John Mix Stanley (1814 - 1872)
oil on canvas
18 x 12 inches
23.75 x 17.75 inches (frame)
Signed Lower Right: J M Stanley
Private Collection, Dallas, Texas
An extensive traveler throughout the vast Western frontier in the first half of the nineteenth century, John Mix Stanley ranks among the earliest and most celebrated chroniclers of the American West through his powerful images of Native American culture, and today, most of his paintings and drawings reside in institutional collections. In 1853, he made his last trip West as the official artist for the Stevens Pacific Railroad Survey, which traveled from Saint Paul to the Puget Sound. Upon his return, Stanley settled as a studio artist and attempted to establish an “Indian Gallery” of his art in the manner of George Catlin, receiving positive praise for his work by contemporary Seth Eastman. Unfortunately, the majority of the gallery was lost to a fire at the Smithsonian Institute in 1865, making the present work a supremely rare surviving example of Stanley’s important oil paintings.

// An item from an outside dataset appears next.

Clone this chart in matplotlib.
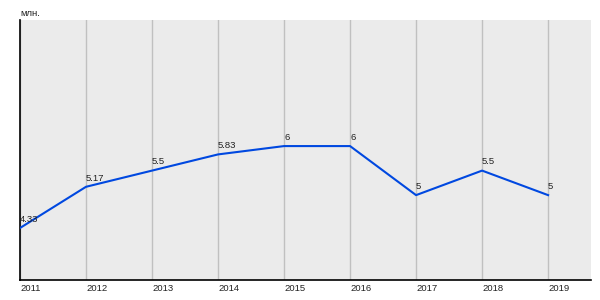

The painting has been restored and is in good condition. There is fine craquelure throughout likely addressed in the previous restoration. The canvas is stretched to a wood tendon and mortise stretcher and both are in good condition. Under UV examination, the surface shows residual varnish layers and small fine lines of inpainting in the sky as well as small areas in both the lower left and right quadrants. There are no signs of significant damage and the inpainting overall is refined and minimal. Although the painting was treated previously, the process was beneficial, and the painting is in good condition.